WASHINGTON – The unmarked eighteen-wheelers ply the nation's interstates and two-lane highways, logging 3 million miles a year hauling the most lethal cargo there is: nuclear bombs.

The covert fleet, which shuttles warheads from missile silos, bomber bases and submarine docks to nuclear weapons labs across the country, is operated by the Office of Secure Transportation, a troubled agency within the U.S. Department of Energy so cloaked in secrecy that few people outside the government know it exists.

The $237 million-a-year agency operates a fleet of 42 semitrailer trucks, staffed by highly armed couriers, many of them veterans of the Iraq and Afghanistan wars, responsible for making sure nuclear weapons and components pass through foggy mountain passes and urban traffic jams without incident.

The transportation office is about to become more crucial than ever as the U.S. embarks on a $1 trillion upgrade of the nuclear arsenal that will require thousands of additional warhead shipments over the next 15 years.

The increased workload will hit an agency already struggling with problems of forced overtime, high driver turnover, old trucks and poor worker morale — raising questions about its ability to keep nuclear shipments safe from attack in an era of more sophisticated terrorism.

"We are going to be having an increase in the movements of weapons in coming years and we should be worried," said Robert Alvarez, a former deputy assistant energy secretary who now focuses on nuclear and energy issues for the Institute for Policy Studies in Washington. "We always have to assume the worst-case scenario when we are hauling nuclear weapons around the country."

That worst case would be a terrorist group hijacking a truck and obtaining a multi-kiloton hydrogen bomb.

"The terror threat is significant," said one high-level Energy Department official, who spoke on condition of anonymity because he was not authorized to discuss the program publicly. "If you are in one of the communities along the route, you have something to worry about."

The Los Angeles Times/Tribune Washington Bureau reviewed government documents dating back two decades and interviewed dozens of government officials, former military officers and arms control advocates to examine the agency.
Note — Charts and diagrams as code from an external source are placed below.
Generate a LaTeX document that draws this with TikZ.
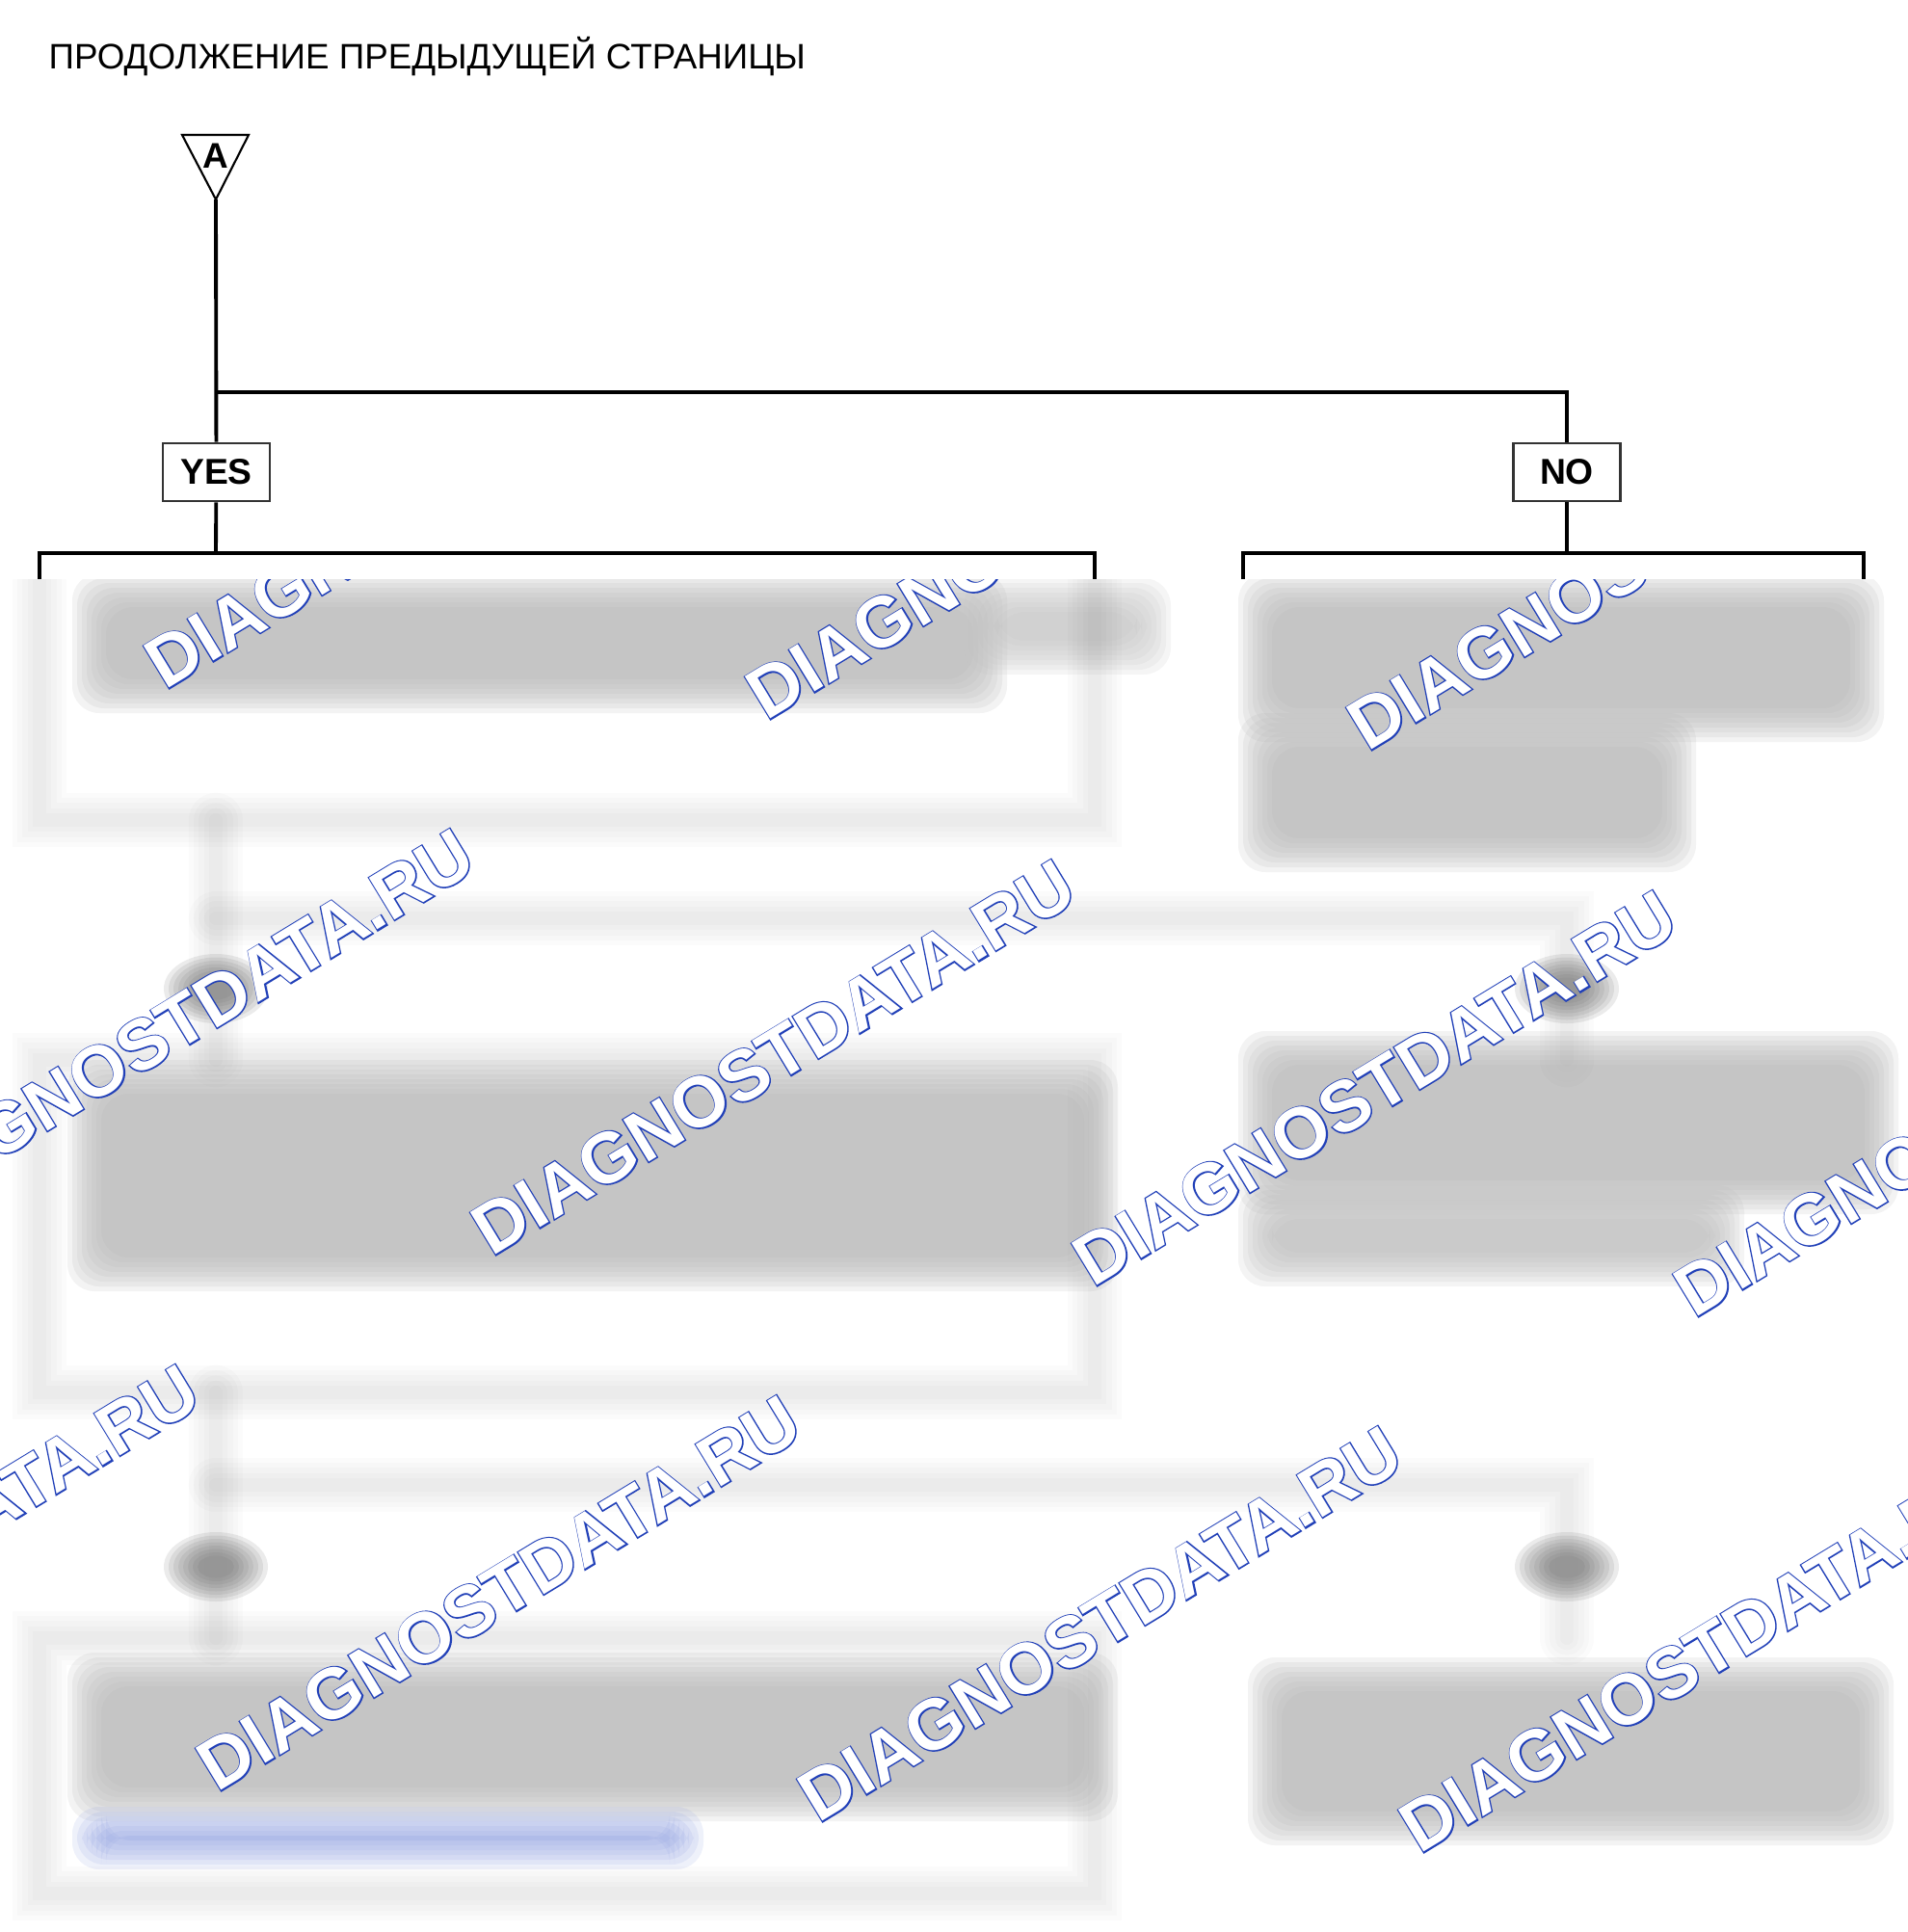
\documentclass[tikz,border=0pt]{standalone}
\usepackage{fontspec}
\setmainfont{Liberation Sans}
\newfontfamily\wmthick[FakeBold=3.5]{Liberation Sans Bold}
\newfontfamily\wmthin{Liberation Sans Bold}
\usetikzlibrary{positioning}

\definecolor{wmblue}{RGB}{33,64,184}
\definecolor{linkblue}{RGB}{150,165,225}

% soft blurred block
\newcommand\smudge[5]{\foreach \k in {0,...,7}{\fill[#5, fill opacity=0.16, rounded corners=8pt] ({#1+5*\k},{#2+5*\k}) rectangle ({#3-5*\k},{#4-5*\k});}}
% soft blurred box of a YES/NO label
\newcommand\dab[2]{\foreach \k in {0,...,7}{\fill[black!55, fill opacity=0.14] (#1,#2) ellipse ({54-5*\k} and {36-3.5*\k});}}
% soft blurred line
\newcommand\hazeline[1]{\foreach \lw in {16,13,10,7,4}{\draw[black, draw opacity=0.016, line width=\lw pt, line cap=round] #1;}}

\tikzset{
  link/.style={line width=1.1pt},
  answer/.style={draw=black!80, line width=0.8pt, fill=white, inner sep=0pt,
    minimum width=1.11cm, minimum height=0.6cm, font=\bfseries\fontsize{10.6}{12}\selectfont},
  wmark/.style={anchor=base west, inner sep=0pt, rotate=31.3, text=wmblue,
    font=\wmthick\fontsize{21.1}{24}\selectfont},
  wmfill/.style={wmark, text=white, font=\wmthin\fontsize{21.1}{24}\selectfont}
}

\begin{document}
\begin{tikzpicture}[x=0.01cm, y=-0.01cm]
	\useasboundingbox (0,0) rectangle (1980,2005);

	\begin{scope}
	\clip (0,601) rectangle (1980,2005);
	% blurred lower part
	\smudge{75}{595}{1045}{740}{black!30}
	\smudge{1000}{600}{1215}{700}{black!24}
	\smudge{1285}{595}{1955}{770}{black!30}
	\smudge{1285}{740}{1760}{905}{black!30}
	\hazeline{(41,590) -- (41,851) -- (1136,851) -- (1136,590)}
	\hazeline{(224,851) -- (224,1100)}
	\hazeline{(224,953) -| (1626,1100)}
	\dab{224}{1026}
	\dab{1626}{1026}
	\hazeline{(41,1100) rectangle (1136,1445)}
	\smudge{70}{1100}{1160}{1340}{black!30}
	\smudge{1285}{1070}{1970}{1260}{black!30}
	\smudge{1285}{1230}{1810}{1335}{black!28}
	\hazeline{(224,1445) -- (224,1700)}
	\hazeline{(224,1541) -| (1626,1700)}
	\dab{224}{1626}
	\dab{1626}{1626}
	\hazeline{(41,1700) rectangle (1136,1965)}
	\smudge{70}{1715}{1160}{1890}{black!30}
	\smudge{75}{1875}{730}{1940}{linkblue}
	\smudge{1295}{1720}{1965}{1915}{black!30}

	\foreach \i in {-1,...,2}
	  \foreach \j in {-1,...,1}{
	    \node[wmark] (wm\i\j) at ({510+624*\i-285*\j},{1305+32*\i+556*\j}) {DIAGNOSTDATA.RU};
	    \node[wmfill] (wmtop\i\j) at (wm\i\j.base west) {DIAGNOSTDATA.RU};
	  }
	\end{scope}

	\node[anchor=base west, inner sep=0pt, font=\fontsize{10.45}{13}\selectfont] (title) at (50,71) {ПРОДОЛЖЕНИЕ ПРЕДЫДУЩЕЙ СТРАНИЦЫ};

	\coordinate (apex) at (224,207);
	\draw[line width=0.6pt] (189,140) -- (258,140) -- (apex) -- cycle;
	\node[inner sep=0pt, font=\bfseries\fontsize{10.5}{11}\selectfont] (a) at (224,162) {A};

	\node[answer] (yes) at (224.5,490) {YES};
	\node[answer] (no) at (1626,490) {NO};
	\coordinate (split) at (224,407);
	\coordinate (yesfork) at (224,574);
	\coordinate (nofork) at (1626,574);

	\draw[link] (apex) -- (yes);
	\draw[link] (split) -| (no);
	\draw[link] (yes) -- (yesfork);
	\draw[link] (no) -- (nofork);
	\draw[link] (41,601) |- (1136,574) -- (1136,601);
	\draw[link] (1290,601) |- (1934,574) -- (1934,601);
\end{tikzpicture}
\end{document}
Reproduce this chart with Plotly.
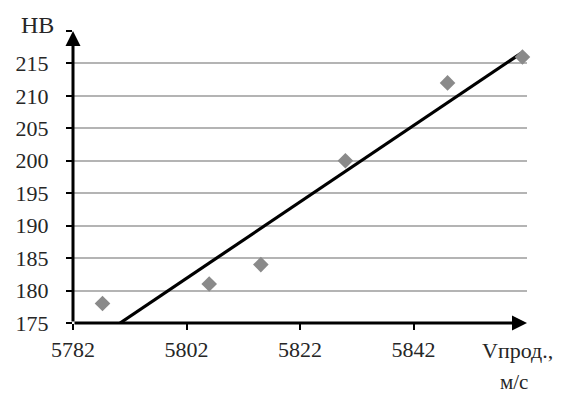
import plotly.graph_objects as go

# Data read from the picture
speed = [5787.2, 5806.0, 5815.1, 5830.0, 5848.0, 5861.2]   # Vпрод., м/с
hardness = [178, 181, 184, 200, 212, 216]                 # HB
trend_x = [5790.3, 5861.0]
trend_y = [175.0, 216.6]
x_ticks = [5782, 5802, 5822, 5842]
y_ticks = [175, 180, 185, 190, 195, 200, 205, 210, 215, 220]
y_tick_text = ["175", "180", "185", "190", "195", "200", "205", "210", "215", ""]
x_range = [5782, 5862]
y_range = [175, 220]

FONT = "'Liberation Serif', 'Times New Roman', 'DejaVu Serif', serif"
TXT = "#262626"
tick_font = dict(family=FONT, size=22, color=TXT)

fig = go.Figure()
fig.add_trace(go.Scatter(
    x=trend_x, y=trend_y, mode="lines",
    line=dict(color="black", width=3.2), hoverinfo="skip", showlegend=False,
))
fig.add_trace(go.Scatter(
    x=speed, y=hardness, mode="markers",
    marker=dict(symbol="diamond", size=12, color="#8a8a8a"),
    showlegend=False, cliponaxis=False,
))

# Axes with arrows
fig.add_annotation(x=x_range[1], y=y_range[0], ax=x_range[0], ay=y_range[0],
                   xref="x", yref="y", axref="x", ayref="y", text="",
                   showarrow=True, arrowhead=2, arrowsize=1, arrowwidth=3,
                   arrowcolor="black")
fig.add_annotation(x=x_range[0], y=y_range[1], ax=x_range[0], ay=y_range[0],
                   xref="x", yref="y", axref="x", ayref="y", text="",
                   showarrow=True, arrowhead=2, arrowsize=1, arrowwidth=3,
                   arrowcolor="black")

fig.add_annotation(x=-0.079, y=1.02, xref="paper", yref="paper", text="HB",
                   showarrow=False, xanchor="center", yanchor="middle",
                   font=dict(family=FONT, size=24, color=TXT))
fig.add_annotation(x=0.978, y=-0.0925, xref="paper", yref="paper", text="Vпрод.,",
                   showarrow=False, xanchor="center", yanchor="middle",
                   font=dict(family=FONT, size=22, color=TXT))
fig.add_annotation(x=0.971, y=-0.203, xref="paper", yref="paper", text="м/с",
                   showarrow=False, xanchor="center", yanchor="middle",
                   font=dict(family=FONT, size=21, color=TXT))

fig.update_layout(
    width=562, height=394,
    margin=dict(l=73, r=35, t=31, b=71),
    paper_bgcolor="white", plot_bgcolor="white",
    font=dict(family=FONT, size=22, color=TXT),
    xaxis=dict(range=x_range, tickvals=x_ticks, ticks="outside", ticklen=6,
               tickwidth=2, tickcolor="black", showgrid=False, zeroline=False,
               showline=False, ticklabelstandoff=1, tickfont=tick_font,
               fixedrange=True),
    yaxis=dict(range=y_range, tickvals=y_ticks, ticktext=y_tick_text,
               ticks="outside", ticklen=6, tickwidth=2, tickcolor="black",
               showgrid=True, gridcolor="#b4b4b4", gridwidth=1.5,
               zeroline=False, showline=False, ticklabelstandoff=13,
               tickfont=tick_font, fixedrange=True),
)

fig.write_html("out.html")
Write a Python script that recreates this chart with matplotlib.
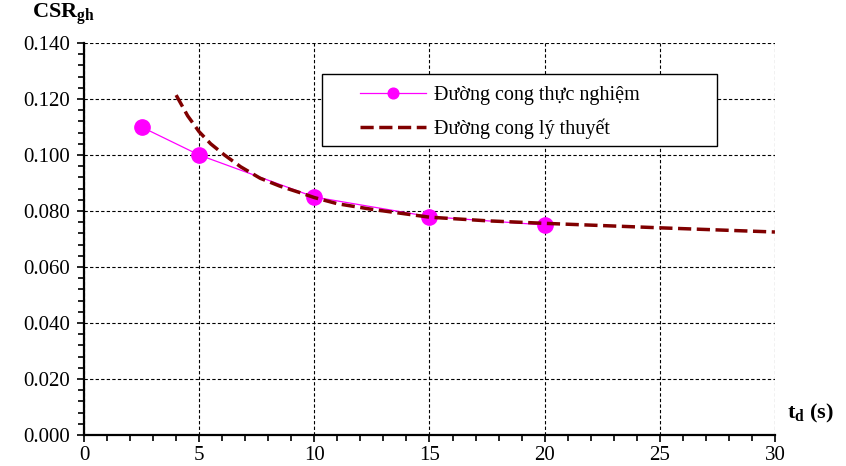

The picture that emerges is an organization hampered by an insular management, a crisis of morale among the rank-and-file and outdated equipment.

Despite these problems, the agency asserts that it has maintained a high level of security and has never lost a weapon, though it has been involved in several accidents.

The agency issued a statement touting its safety record: "For more than 40 years — even after driving the equivalent distance of a trip to Mars and back — no cargo has ever been damaged in transit," it said.

The United States has 4,018 nuclear warheads.

About 450 are in underground silos in Wyoming, Colorado, Montana, Nebraska and North Dakota. An additional 1,000 or so are on submarines, which dock at bases in Washington and Georgia. Hundreds more bombs are assigned to the U.S. strategic bomber fleet, which is based in Louisiana, North Dakota and Missouri. And a reserve stockpile sits in bunkers near the transportation office headquarters at Kirtland Air Force Base in New Mexico.

Each weapon requires routine inspection, testing and maintenance. But the workers who perform those services don't travel to the weapons. The weapons go to them.

The result is an unwieldy system that requires some of the most dangerous and vulnerable components of the nation's defense system to be routinely shipped on long-distance journeys from one end of the country to the other — and the shipments, with the coming modernization effort, are only expected to multiply.

More serious than the inefficiencies in moving so many parts is the vulnerability inherent in placing nuclear bombs on the highways, several experts said.

"Transportation is the Achilles heel of nuclear security and everyone knows that," said Bruce Blair, a retired Air Force missile officer, Princeton University researcher and founder of Global Zero, a nonprofit group that seeks elimination of nuclear weapons.

The danger is not a traffic accident — even a fiery crash is not supposed to explode a warhead — but a heist.

"In an age of terrorism, you're taking a big risk any time you decide to move nuclear material into the public space over long distances via ground transport," Blair said. "Bad things happen."

The high-security trailers that carry the weapons present potential intruders with formidable obstacles, including shock-delivering systems, thick walls that ooze immobilizing foam, and axles designed to explode to prevent a trailer from being towed away, according to independent nuclear weapons experts.

"The trucks will kill you," a scientist involved in the matter said.

The courier job itself is mundane and tiring, involving long hours on the road under a constant state of high alert. Workers often put in 75 hours a week, according to numerous reviews of the agency.

Matt Hill joined the transportation office after 13 years in the Marine Corps and three deployments to Iraq. But life on the road meant long weeks away from his family. The pay, about $73,000 a year, was less than he made in the Marines.

Couriers have been quitting, many of them the experienced veterans crucial to maintaining safety, Hill said. In February 2016, after just three years on the job, Hill quit too.

"The senior agents are all leaving," he said. "People at the top won't listen."